Andreas Staier (born 13 September 1955 in Göttingen) is a German pianist and harpsichordist.
== Life ==
Staier studied piano and harpsichord in the Hochschule für Musik in Hanover and Amsterdam. He studied piano with Kurt Bauer and Erika Haase, and harpsichord with Lajos Rovatkay.

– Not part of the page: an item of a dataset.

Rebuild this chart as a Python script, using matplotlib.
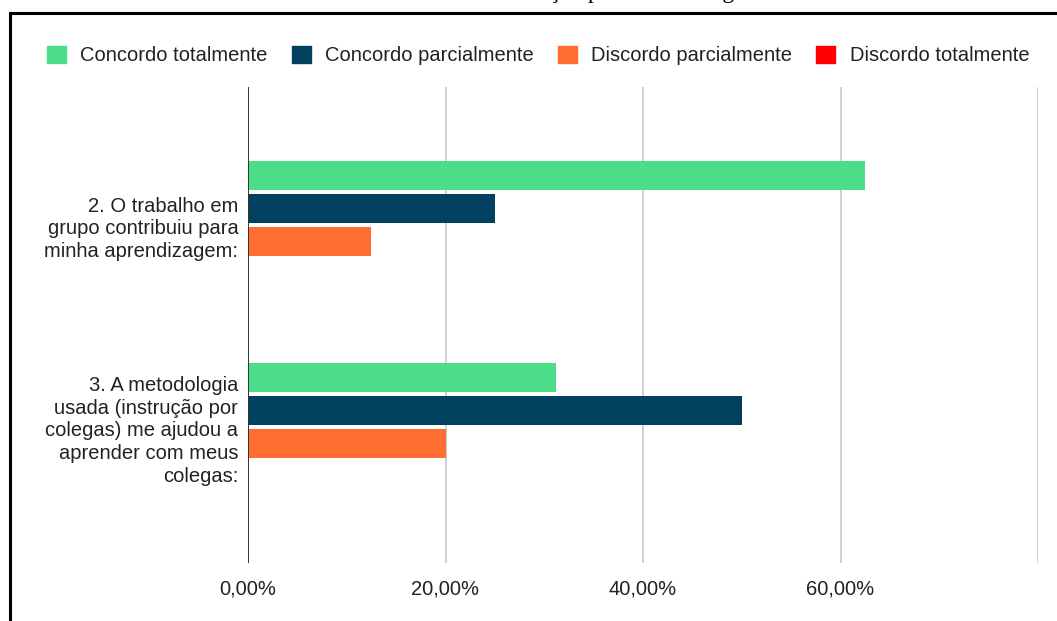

From 1983 to 1986 he was the harpsichord soloist for the ensemble Musica Antiqua Köln, touring frequently. At the same time he continued his studies in interpretation of classical and post-classical music on the fortepiano. He resigned from the ensemble in 1986 to embark on his solo career on both harpsichord and fortepiano. He became a touring fortepiano soloist, an accompanist for lieder, and a piano soloist for the ensemble Les Adieux. Between 1987 and 1996 he was Dozent for Cembalo at the Schola Cantorum Basiliensis in Basel.

Staier has gained a reputation as a distinguished harpsichordist, fortepiano soloist, and chamber music performer. His repertoire includes the music of the 17th, 18th and 19th centuries. As soloist he has performed with Concerto Köln, the Freiburg Barockorchester, the Akademie für Alte Musik Berlin, and the Orchestre des Champs-Elysées Paris.

In the field of chamber music he has had a partnerships with such artists as Christoph Prégardien, Anne Sofie von Otter, Pedro Memelsdorff, Alexei Lubimov and Christine Schornsheim.

Staier has made a number of recordings, primarily of music from the Baroque through early Romantic eras, and he has performed often on the BBC.

He was awarded the Preis der Deutschen Schallplattenkritik (2002 and 2011) and the Prätorius Musikpreis (2008). His Mozart recording 'am Stein Vis-à-vis' was awarded a Diapason d'Or of the year 2007.